Home Secretary Theresa May says the Government’s efforts to reduce immigration to the UK to tens of thousands is now a target for the longer term, rather than something that will be achieved before the next General Election.
She spoke out on the issue as new figures showed that net migration to the UK stood at 212,000 in 2013.
Speaking on the BBC’s Andrew Marr Show, Mr May said that there had been "heated" discussions of the Government’s immigration policies between the Conservatives and their Liberal Democrat coalition partners.
"It is no surprise to anybody that there have been long standing, possibly heated at times, discussions among the coalition on some these issues on immigration," she said.

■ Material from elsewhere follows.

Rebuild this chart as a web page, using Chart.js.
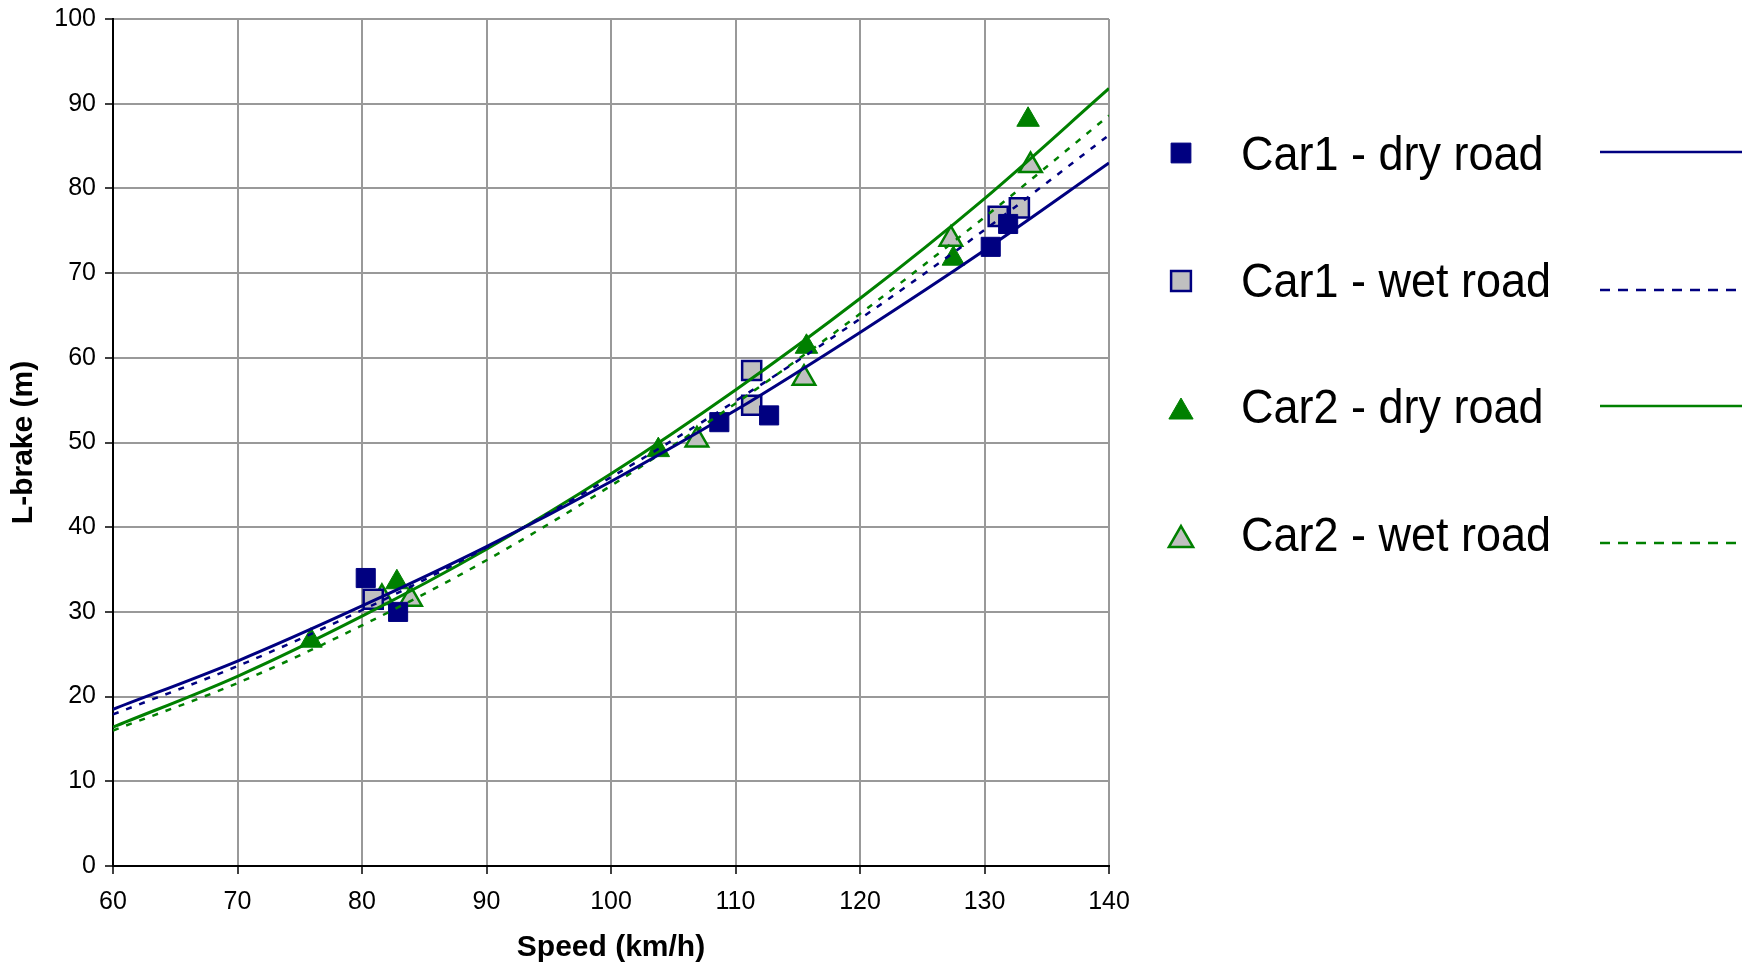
<!DOCTYPE html>
<html>
<head>
<meta charset="utf-8">
<script src="https://cdn.jsdelivr.net/npm/chart.js@4"></script>
<style>
  html, body { margin: 0; padding: 0; background: #fff; }
  #wrap { width: 1749px; height: 966px; position: relative; }
</style>
</head>
<body>
<div id="wrap"><canvas id="chart"></canvas></div>
<script>
// Measured braking distances
const car1DrySpeed = [80.3, 82.9, 108.7, 112.7, 130.5, 131.9];
const car1DryBrake = [34.0, 30.0, 52.4, 53.2, 73.1, 75.8];
const car1WetSpeed = [80.9, 111.3, 111.3, 131.1, 132.8];
const car1WetBrake = [31.5, 58.5, 54.4, 76.7, 77.7];
const car2DrySpeed = [75.9, 82.8, 103.8, 115.7, 127.5, 133.5];
const car2DryBrake = [26.6, 33.5, 49.1, 61.3, 71.7, 88.1];
const car2WetSpeed = [81.6, 83.9, 106.9, 115.5, 127.3, 133.7];
const car2WetBrake = [31.7, 31.5, 50.3, 57.6, 74.0, 82.7];

// Trend curves
const trendSpeed = [60, 70, 80, 90, 100, 110, 120, 130, 140];
const car1DryTrend = [18.5, 24.2, 30.7, 37.7, 45.4, 53.8, 63.0, 72.7, 83.0];
const car1WetTrend = [17.9, 23.6, 30.2, 37.6, 45.9, 54.9, 64.6, 75.1, 86.3];
const car2DryTrend = [16.4, 22.4, 29.5, 37.4, 46.3, 56.2, 67.0, 78.8, 91.8];
const car2WetTrend = [16.0, 21.6, 28.4, 36.1, 44.9, 54.6, 65.2, 76.6, 88.6];

const seriesLabels = ["Car1 - dry road", "Car1 - wet road", "Car2 - dry road", "Car2 - wet road"];

const NAVY = "#000080";
const GREEN = "#008000";
const GREY = "#c0c0c0";

const toPoints = (xs, ys) => xs.map((x, i) => ({x: x, y: ys[i]}));

const markerSets = [
    {data: toPoints(car1DrySpeed, car1DryBrake), pointStyle: "rect", pointRadius: 13.5, backgroundColor: NAVY, borderColor: NAVY, pointBorderWidth: 1},
    {data: toPoints(car1WetSpeed, car1WetBrake), pointStyle: "rect", pointRadius: 13.5, backgroundColor: GREY, borderColor: NAVY, pointBorderWidth: 2.5},
    {data: toPoints(car2DrySpeed, car2DryBrake), pointStyle: "triangle", pointRadius: 13, backgroundColor: GREEN, borderColor: GREEN, pointBorderWidth: 1},
    {data: toPoints(car2WetSpeed, car2WetBrake), pointStyle: "triangle", pointRadius: 13, backgroundColor: GREY, borderColor: GREEN, pointBorderWidth: 2.5}
];

const trendSets = [
    {data: toPoints(trendSpeed, car1DryTrend), borderColor: NAVY, borderDash: []},
    {data: toPoints(trendSpeed, car1WetTrend), borderColor: NAVY, borderDash: [6, 8]},
    {data: toPoints(trendSpeed, car2DryTrend), borderColor: GREEN, borderDash: []},
    {data: toPoints(trendSpeed, car2WetTrend), borderColor: GREEN, borderDash: [6, 8]}
];

const datasets = [];
trendSets.forEach((t, i) => {
    datasets.push({
        label: seriesLabels[i] + " trend",
        data: t.data,
        showLine: true,
        borderColor: t.borderColor,
        borderDash: t.borderDash,
        borderWidth: t.borderDash.length ? 2.5 : 3,
        pointRadius: 0,
        cubicInterpolationMode: "monotone",
        order: 0
    });
});
markerSets.forEach((m, i) => {
    datasets.push({
        label: seriesLabels[i],
        data: m.data,
        showLine: false,
        pointStyle: m.pointStyle,
        pointRadius: m.pointRadius,
        pointBackgroundColor: m.backgroundColor,
        pointBorderColor: m.borderColor,
        pointBorderWidth: m.pointBorderWidth,
        backgroundColor: m.backgroundColor,
        borderColor: m.borderColor,
        order: 1
    });
});

// legend with marker, label and line sample in three columns
const sideLegend = {
    id: "sideLegend",
    afterDraw(chart) {
        const ctx = chart.ctx;
        const rows = [
            {markerY: 153, textY: 170, lineY: 152},
            {markerY: 281, textY: 297, lineY: 290},
            {markerY: 412, textY: 423, lineY: 406},
            {markerY: 540, textY: 551, lineY: 543}
        ];
        rows.forEach((row, i) => {
            const m = markerSets[i];
            const t = trendSets[i];
            ctx.save();
            ctx.fillStyle = m.backgroundColor;
            ctx.strokeStyle = m.borderColor;
            ctx.lineWidth = m.pointBorderWidth;
            Chart.helpers.drawPoint(ctx, {pointStyle: m.pointStyle, radius: 14, rotation: 0, borderWidth: m.pointBorderWidth}, 1181, row.markerY);
            ctx.restore();

            ctx.save();
            ctx.fillStyle = "#000";
            ctx.font = "45px 'Liberation Sans', Arial, sans-serif";
            ctx.textBaseline = "alphabetic";
            ctx.textAlign = "left";
            ctx.translate(1241, row.textY);
            ctx.scale(1, 1.08);
            ctx.fillText(seriesLabels[i], 0, 0);
            ctx.restore();

            ctx.save();
            ctx.strokeStyle = t.borderColor;
            ctx.lineWidth = 2.5;
            ctx.setLineDash(t.borderDash.length ? [10, 8] : []);
            ctx.beginPath();
            ctx.moveTo(1600, row.lineY);
            ctx.lineTo(1742, row.lineY);
            ctx.stroke();
            ctx.restore();
        });
    }
};

const tickFont = {family: "'Liberation Sans', Arial, sans-serif", size: 25};
const titleFont = {family: "'Liberation Sans', Arial, sans-serif", size: 30, weight: "bold"};

new Chart(document.querySelector("#chart"), {
    type: "scatter",
    data: {datasets: datasets},
    options: {
        responsive: true,
        maintainAspectRatio: false,
        animation: false,
        layout: {padding: {left: 0, top: 19, right: 640, bottom: 0}},
        plugins: {
            legend: {display: false},
            tooltip: {enabled: false}
        },
        scales: {
            x: {
                type: "linear",
                min: 60,
                max: 140,
                ticks: {stepSize: 10, color: "#000", font: tickFont, padding: 13},
                grid: {color: "#999999", lineWidth: 2, tickLength: 8, tickColor: "#000", tickWidth: 1.5},
                border: {color: "#000", width: 2},
                title: {display: true, text: "Speed (km/h)", color: "#000", font: titleFont, padding: {top: 0, bottom: 0}},
                afterFit: (scale) => {
                    scale.height = 100;
                    scale.paddingLeft = 0;
                    scale.paddingRight = 0;
                }
            },
            y: {
                type: "linear",
                min: 0,
                max: 100,
                ticks: {stepSize: 10, color: "#000", font: tickFont, padding: 9},
                grid: {color: "#999999", lineWidth: 2, tickLength: 8, tickColor: "#000", tickWidth: 1.5},
                border: {color: "#000", width: 2},
                title: {display: true, text: "L-brake (m)", color: "#000", font: titleFont, padding: {top: 6, bottom: 0}},
                afterFit: (scale) => {
                    scale.width = 113;
                    scale.paddingTop = 0;
                    scale.paddingBottom = 0;
                }
            }
        }
    },
    plugins: [sideLegend]
});
</script>
</body>
</html>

Mrs May said that net migration is now too high to meet the goal of reducing it to tens of thousands before the next election. She said the Government was able to take action to control how many people from outside of the EU could settle in the UK, a figure she said is now at its "lowest level since the late 1990s".

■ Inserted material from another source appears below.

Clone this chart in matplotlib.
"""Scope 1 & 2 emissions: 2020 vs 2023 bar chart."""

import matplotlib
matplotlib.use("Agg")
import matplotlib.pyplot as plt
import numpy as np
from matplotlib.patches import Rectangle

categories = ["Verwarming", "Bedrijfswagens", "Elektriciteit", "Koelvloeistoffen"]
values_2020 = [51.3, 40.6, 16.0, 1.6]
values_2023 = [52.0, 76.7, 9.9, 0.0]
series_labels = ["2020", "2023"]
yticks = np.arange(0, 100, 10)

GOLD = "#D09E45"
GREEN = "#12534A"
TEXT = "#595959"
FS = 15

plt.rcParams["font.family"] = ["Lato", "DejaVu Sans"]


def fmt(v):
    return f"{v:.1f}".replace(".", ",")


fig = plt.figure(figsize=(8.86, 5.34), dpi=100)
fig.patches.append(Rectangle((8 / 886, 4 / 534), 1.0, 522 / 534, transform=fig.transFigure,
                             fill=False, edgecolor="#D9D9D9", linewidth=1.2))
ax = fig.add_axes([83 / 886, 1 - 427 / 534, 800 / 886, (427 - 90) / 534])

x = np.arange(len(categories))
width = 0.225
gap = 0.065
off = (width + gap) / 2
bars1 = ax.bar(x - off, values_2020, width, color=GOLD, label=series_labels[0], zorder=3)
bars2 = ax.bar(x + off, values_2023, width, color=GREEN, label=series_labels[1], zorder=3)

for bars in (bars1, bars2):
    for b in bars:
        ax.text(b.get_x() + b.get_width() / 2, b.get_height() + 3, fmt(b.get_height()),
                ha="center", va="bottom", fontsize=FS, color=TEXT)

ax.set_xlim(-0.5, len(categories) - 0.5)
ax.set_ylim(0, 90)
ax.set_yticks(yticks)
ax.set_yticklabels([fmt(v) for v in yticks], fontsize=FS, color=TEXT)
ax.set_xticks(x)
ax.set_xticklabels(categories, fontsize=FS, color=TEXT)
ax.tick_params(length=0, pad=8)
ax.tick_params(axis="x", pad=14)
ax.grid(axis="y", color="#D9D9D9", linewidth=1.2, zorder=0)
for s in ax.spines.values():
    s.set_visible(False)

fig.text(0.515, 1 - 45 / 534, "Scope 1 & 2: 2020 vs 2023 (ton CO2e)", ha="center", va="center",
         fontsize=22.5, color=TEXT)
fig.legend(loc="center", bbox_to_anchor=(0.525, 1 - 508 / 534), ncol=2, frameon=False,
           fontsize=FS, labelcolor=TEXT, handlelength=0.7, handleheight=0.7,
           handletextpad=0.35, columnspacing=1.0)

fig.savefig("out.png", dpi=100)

Her Cabinet colleague Iain Duncan-Smith is also looking to tighten up the law on EU migrants claiming benefits in the UK, The Guardian reported.
The Work and Pensions Secretary is understood to be keen to reduce the time that people from within the EU can claim welfare payments from the current six months to just three months.
The Conservative Defence Secretary, Philip Hammond, also spoke out about the party’s ambitions to reduce the number of people from within the EU who are able to migrate to the UK.
He told Sky News that the rules needed to be changed "to stop this vast mass movement across the continent, which is destabilising not only Britain, but other high-income countries in the European Union as well".